*Work to complete*. Reproduce each line from the first in the data through the line that contains "const yMin = 0, yMax = 2500, yStep = 500;" exactly; give nothing else.

*Supplied material*.
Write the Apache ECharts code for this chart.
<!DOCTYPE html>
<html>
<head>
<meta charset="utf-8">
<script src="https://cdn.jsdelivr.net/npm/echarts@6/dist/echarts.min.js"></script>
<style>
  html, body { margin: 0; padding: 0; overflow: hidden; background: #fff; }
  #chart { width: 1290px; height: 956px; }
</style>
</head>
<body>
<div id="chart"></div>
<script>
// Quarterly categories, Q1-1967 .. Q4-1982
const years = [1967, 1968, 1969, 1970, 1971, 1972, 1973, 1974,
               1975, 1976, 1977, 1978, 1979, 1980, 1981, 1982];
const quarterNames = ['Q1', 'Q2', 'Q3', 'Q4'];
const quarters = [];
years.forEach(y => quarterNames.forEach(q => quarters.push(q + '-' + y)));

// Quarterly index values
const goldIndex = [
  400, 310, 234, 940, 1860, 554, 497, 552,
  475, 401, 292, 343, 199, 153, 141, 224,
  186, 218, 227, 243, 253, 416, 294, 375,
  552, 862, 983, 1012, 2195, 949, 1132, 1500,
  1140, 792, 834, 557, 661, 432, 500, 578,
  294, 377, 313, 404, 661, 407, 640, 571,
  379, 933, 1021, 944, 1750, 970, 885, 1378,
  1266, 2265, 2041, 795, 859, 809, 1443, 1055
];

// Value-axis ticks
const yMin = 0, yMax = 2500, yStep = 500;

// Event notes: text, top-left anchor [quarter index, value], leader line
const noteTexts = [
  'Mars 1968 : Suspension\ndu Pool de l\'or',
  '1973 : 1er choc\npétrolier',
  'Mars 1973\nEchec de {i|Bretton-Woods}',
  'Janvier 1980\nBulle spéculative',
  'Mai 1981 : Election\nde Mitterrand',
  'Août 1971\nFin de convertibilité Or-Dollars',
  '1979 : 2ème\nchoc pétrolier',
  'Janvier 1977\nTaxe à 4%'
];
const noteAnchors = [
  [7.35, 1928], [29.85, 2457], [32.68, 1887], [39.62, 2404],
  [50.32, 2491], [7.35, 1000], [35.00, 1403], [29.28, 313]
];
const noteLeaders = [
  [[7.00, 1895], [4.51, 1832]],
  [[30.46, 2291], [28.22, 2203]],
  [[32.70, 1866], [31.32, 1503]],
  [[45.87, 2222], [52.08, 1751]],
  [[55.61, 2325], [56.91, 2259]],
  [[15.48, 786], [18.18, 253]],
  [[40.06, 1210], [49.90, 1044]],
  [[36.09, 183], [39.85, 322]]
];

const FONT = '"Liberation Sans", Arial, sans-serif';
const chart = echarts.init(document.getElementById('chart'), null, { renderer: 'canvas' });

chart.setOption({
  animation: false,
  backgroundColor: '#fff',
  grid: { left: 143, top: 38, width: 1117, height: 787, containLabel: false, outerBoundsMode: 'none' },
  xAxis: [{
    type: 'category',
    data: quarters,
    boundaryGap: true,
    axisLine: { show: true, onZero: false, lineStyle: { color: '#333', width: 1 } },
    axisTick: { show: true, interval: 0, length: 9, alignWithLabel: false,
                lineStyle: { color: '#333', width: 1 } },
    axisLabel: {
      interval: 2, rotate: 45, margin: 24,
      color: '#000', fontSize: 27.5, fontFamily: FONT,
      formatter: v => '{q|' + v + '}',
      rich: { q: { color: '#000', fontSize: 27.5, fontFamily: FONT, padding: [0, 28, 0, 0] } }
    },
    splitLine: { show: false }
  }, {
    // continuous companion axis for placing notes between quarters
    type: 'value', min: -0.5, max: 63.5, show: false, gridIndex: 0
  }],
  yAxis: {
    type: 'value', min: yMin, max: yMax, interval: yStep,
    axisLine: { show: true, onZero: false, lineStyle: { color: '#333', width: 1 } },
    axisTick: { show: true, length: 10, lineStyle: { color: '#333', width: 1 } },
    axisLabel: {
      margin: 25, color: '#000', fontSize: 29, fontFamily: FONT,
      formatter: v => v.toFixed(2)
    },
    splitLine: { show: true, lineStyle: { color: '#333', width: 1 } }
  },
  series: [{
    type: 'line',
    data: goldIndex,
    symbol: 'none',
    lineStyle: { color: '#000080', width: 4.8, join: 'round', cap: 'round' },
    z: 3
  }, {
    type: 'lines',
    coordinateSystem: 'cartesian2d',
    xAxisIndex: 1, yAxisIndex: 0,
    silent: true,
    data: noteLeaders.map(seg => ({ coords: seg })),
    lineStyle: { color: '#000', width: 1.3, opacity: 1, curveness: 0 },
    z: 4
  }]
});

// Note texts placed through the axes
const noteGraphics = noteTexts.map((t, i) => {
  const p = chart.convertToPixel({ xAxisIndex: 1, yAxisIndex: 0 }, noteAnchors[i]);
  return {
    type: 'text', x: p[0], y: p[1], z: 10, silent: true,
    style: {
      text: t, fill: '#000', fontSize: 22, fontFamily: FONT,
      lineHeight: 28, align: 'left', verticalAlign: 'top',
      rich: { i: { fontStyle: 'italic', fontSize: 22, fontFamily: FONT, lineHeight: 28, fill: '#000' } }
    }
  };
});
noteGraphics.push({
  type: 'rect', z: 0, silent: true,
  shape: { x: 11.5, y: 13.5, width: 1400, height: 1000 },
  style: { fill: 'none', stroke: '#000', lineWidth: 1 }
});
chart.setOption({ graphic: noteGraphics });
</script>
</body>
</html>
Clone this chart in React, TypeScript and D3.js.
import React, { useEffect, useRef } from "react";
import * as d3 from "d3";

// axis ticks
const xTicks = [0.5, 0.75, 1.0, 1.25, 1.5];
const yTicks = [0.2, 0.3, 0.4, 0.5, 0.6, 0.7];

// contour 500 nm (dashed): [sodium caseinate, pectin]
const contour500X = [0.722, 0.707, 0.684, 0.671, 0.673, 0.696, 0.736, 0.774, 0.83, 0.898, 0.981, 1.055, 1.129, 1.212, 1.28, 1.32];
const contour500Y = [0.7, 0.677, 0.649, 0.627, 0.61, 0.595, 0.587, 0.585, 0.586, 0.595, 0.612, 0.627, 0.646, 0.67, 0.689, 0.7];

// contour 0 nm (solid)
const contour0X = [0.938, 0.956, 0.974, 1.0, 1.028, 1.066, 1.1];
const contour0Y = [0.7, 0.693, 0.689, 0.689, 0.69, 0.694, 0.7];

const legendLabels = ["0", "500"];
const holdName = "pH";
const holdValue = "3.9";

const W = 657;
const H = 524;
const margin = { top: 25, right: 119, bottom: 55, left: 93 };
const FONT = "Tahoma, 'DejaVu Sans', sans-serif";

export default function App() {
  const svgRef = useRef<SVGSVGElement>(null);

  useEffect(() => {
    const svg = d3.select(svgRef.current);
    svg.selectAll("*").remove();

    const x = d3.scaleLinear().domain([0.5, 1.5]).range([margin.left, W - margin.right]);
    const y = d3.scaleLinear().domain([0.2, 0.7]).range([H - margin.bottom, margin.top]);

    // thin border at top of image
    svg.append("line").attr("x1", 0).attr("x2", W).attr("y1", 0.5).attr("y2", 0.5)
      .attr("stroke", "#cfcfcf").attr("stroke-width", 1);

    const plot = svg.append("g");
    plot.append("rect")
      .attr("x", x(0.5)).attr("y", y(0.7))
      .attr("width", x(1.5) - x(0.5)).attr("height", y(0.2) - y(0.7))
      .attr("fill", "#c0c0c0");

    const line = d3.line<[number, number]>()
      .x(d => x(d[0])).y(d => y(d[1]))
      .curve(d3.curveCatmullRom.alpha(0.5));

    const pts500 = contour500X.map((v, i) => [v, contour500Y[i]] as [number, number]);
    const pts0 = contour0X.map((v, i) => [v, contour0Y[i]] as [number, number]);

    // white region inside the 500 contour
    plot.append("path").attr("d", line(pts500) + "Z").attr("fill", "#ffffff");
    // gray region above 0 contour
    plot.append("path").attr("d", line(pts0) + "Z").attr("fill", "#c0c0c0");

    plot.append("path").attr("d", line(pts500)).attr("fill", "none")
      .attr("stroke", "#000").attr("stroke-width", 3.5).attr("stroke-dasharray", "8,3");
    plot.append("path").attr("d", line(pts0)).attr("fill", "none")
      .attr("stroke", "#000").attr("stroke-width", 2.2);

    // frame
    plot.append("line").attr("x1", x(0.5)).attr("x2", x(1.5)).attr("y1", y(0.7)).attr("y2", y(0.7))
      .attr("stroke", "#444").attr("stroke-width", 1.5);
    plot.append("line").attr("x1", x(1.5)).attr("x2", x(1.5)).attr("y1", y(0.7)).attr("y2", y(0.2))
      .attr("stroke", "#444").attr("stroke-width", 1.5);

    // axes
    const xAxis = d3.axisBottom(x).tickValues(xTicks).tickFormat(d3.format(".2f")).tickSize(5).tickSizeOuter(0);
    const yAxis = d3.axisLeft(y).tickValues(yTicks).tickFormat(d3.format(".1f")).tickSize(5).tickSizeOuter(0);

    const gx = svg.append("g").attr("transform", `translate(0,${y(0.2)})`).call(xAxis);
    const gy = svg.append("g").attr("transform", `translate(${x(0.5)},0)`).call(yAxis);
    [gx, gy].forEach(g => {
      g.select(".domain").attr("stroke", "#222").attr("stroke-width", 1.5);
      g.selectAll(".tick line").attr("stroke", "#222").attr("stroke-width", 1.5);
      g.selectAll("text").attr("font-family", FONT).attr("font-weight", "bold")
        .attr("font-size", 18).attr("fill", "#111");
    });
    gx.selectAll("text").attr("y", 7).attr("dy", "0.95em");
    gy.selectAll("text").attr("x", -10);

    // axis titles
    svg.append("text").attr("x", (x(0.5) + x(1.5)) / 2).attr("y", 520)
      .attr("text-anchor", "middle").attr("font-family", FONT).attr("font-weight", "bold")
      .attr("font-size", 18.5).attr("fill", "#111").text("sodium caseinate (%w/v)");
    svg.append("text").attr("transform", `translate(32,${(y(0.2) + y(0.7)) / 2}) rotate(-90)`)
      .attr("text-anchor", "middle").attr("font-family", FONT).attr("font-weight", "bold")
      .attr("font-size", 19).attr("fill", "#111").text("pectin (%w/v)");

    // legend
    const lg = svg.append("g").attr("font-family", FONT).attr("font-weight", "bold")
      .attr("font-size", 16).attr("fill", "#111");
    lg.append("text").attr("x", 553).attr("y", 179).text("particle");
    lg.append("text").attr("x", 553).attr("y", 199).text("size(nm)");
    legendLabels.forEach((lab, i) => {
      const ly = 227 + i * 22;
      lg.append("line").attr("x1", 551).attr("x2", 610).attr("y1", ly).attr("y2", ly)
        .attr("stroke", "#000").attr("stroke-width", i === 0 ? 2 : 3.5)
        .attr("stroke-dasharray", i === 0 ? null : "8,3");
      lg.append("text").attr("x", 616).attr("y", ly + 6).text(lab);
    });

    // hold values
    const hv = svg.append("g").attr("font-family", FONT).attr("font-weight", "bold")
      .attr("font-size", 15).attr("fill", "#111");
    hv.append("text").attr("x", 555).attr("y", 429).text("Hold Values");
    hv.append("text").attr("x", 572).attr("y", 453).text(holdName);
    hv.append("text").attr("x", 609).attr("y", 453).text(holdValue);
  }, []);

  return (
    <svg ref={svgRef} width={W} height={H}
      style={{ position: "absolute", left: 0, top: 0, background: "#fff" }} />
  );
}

*Full solution*.
Write the Apache ECharts code for this chart.
<!DOCTYPE html>
<html>
<head>
<meta charset="utf-8">
<script src="https://cdn.jsdelivr.net/npm/echarts@6/dist/echarts.min.js"></script>
<style>
  html, body { margin: 0; padding: 0; overflow: hidden; background: #fff; }
  #chart { width: 1290px; height: 956px; }
</style>
</head>
<body>
<div id="chart"></div>
<script>
// Quarterly categories, Q1-1967 .. Q4-1982
const years = [1967, 1968, 1969, 1970, 1971, 1972, 1973, 1974,
               1975, 1976, 1977, 1978, 1979, 1980, 1981, 1982];
const quarterNames = ['Q1', 'Q2', 'Q3', 'Q4'];
const quarters = [];
years.forEach(y => quarterNames.forEach(q => quarters.push(q + '-' + y)));

// Quarterly index values
const goldIndex = [
  400, 310, 234, 940, 1860, 554, 497, 552,
  475, 401, 292, 343, 199, 153, 141, 224,
  186, 218, 227, 243, 253, 416, 294, 375,
  552, 862, 983, 1012, 2195, 949, 1132, 1500,
  1140, 792, 834, 557, 661, 432, 500, 578,
  294, 377, 313, 404, 661, 407, 640, 571,
  379, 933, 1021, 944, 1750, 970, 885, 1378,
  1266, 2265, 2041, 795, 859, 809, 1443, 1055
];

// Value-axis ticks
const yMin = 0, yMax = 2500, yStep = 500;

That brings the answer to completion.